# Magma (mathematics)

In mathematics, a magma is kind of algebraic structure. It is a set with a binary operation on that set.

A binary operation works by taking two elements from a set (that do not have to be different) and returning some other element of that set.

If we give the set a label (such as X) and the binary operation a label (such as •). Then we give the magma the label (X, •).

## Examples

The natural numbers with addition form a magma. Because the set of natural numbers is written as ${\displaystyle \mathbb {N} }$ and addition is written as ${\displaystyle +}$ the magma is written as ${\displaystyle (\mathbb {N} ,+)}$. The name of the magma would be "The natural numbers under addition".

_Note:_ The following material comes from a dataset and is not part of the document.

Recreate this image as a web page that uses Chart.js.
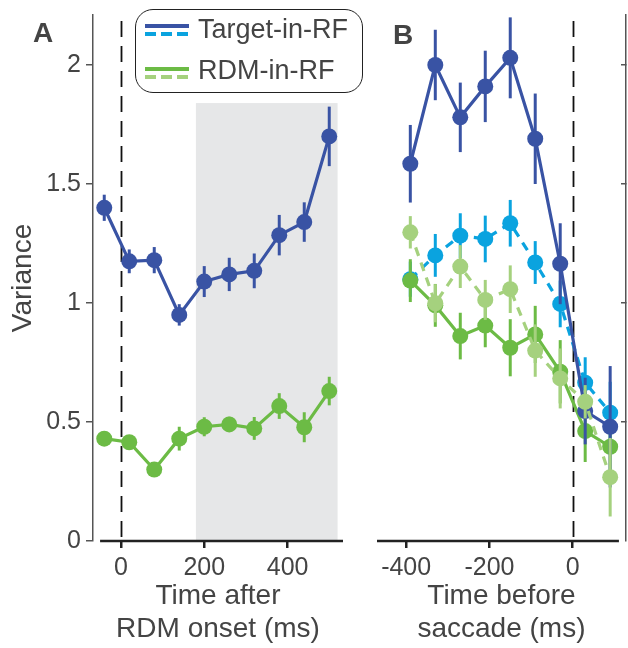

The integers with multiplication form a magma. Because the set of integers is written as ${\displaystyle \mathbb {Z} }$ and multiplication (in abstract mathematics) is written as ${\displaystyle \cdot }$ the magma is written as ${\displaystyle (\mathbb {Z} ,\cdot )}$. The name of the magma would be "The integers under multiplication".

The real numbers under division do not form a magma. This is because numbers cannot be divided by 0. A binary operation requires that any two elements can be taken from the set (in this case in order) to produce another element from the set. The real numbers without 0 is written as ${\displaystyle \mathbb {R} ^{*}}$. It can be shown that the ${\displaystyle (\mathbb {R} ^{*},\div )}$ is a magma.